Why Dictators Babble

Moammar Gadhafi droned on for 90 minutes yesterday in rambling prose barely befitting of a head of state. Later up to the lectern was Mahmoud Ahmadinejad, who also gave longwinded remarks that wandered from topic to topic, desperately searching for a point. Mikhail Gorbachev was infamous for his preachiness. And Cuba’s Fidel Castro once gave a 4-and-a-half-hour oration at the United Nations in the 1960s, probably setting the record.

So why do dictators like to babble?


Time is something that dictators see as a tool in their arsenal, like torture chambers and armies. It is there to be played with, manipulated. Many arrive late to events, to keep things unpredictable. Neil MacFarquhar, in his new book, The Media Relations Department of Hizbollah Wishes You A Happy Birthday, recalls a three-hour speech by Gadhafi, “the only one I remember leaving because the need to urinate overwhelmed my interest in the information being dispensed.” Dictators are fond of keeping their audience, or guests, waiting. Thomas Friedman recalls in From Beirut to Jerusalem how the PLO used to have him wait for hours before giving him a quote or letting him speak to their leadership.

Dictators are oblivious to having talking points memos. They are able to talk at will to their legions of adoring fans unencumbered by time limits or speech requirements. There’s no worry about inserting “breaks for applause” since the parliament will dutifully stand and applaud no matter what comes out of their mouths (though some, like Stalin, gave fewer speeches in order to hide his Georgian accent). Nor is there any fear that someone from the chamber will yell out “You lie!” The same rules apply when they write letters. Ahmadinejad’s letter to Bush stretched for 17 pages, most of it illegible nonsense (not that his recipient was any great orator).
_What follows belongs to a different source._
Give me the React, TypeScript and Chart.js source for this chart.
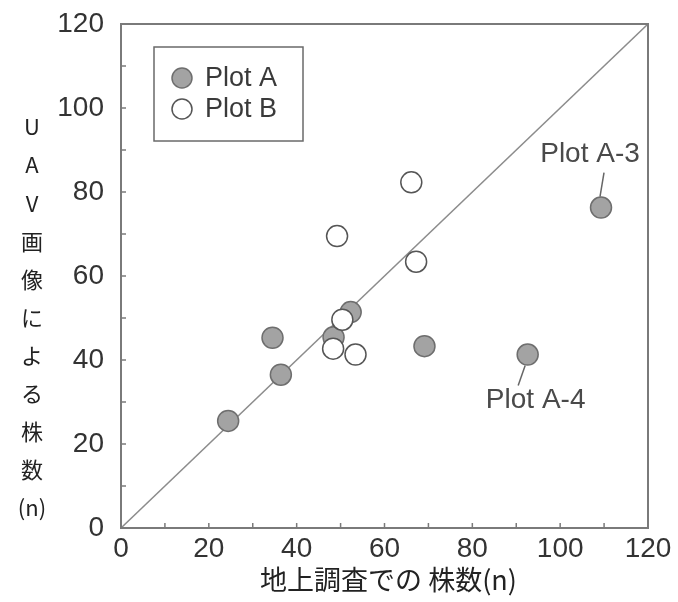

Luckily, they tend to be pithier in their other writings. Gadhafi’s Green Book runs only 82 pages. Mao did call his communist treatise the Little Red Book. Still, one thing you might expect in this new digital age of Twitter and texting is that dictators would understand that briefer is better. Even the most subjugated of people have shorter attention spans than they did, say, during the cold war. Dictators would be wise to remember there were only 272 words in the Gettysburg Address.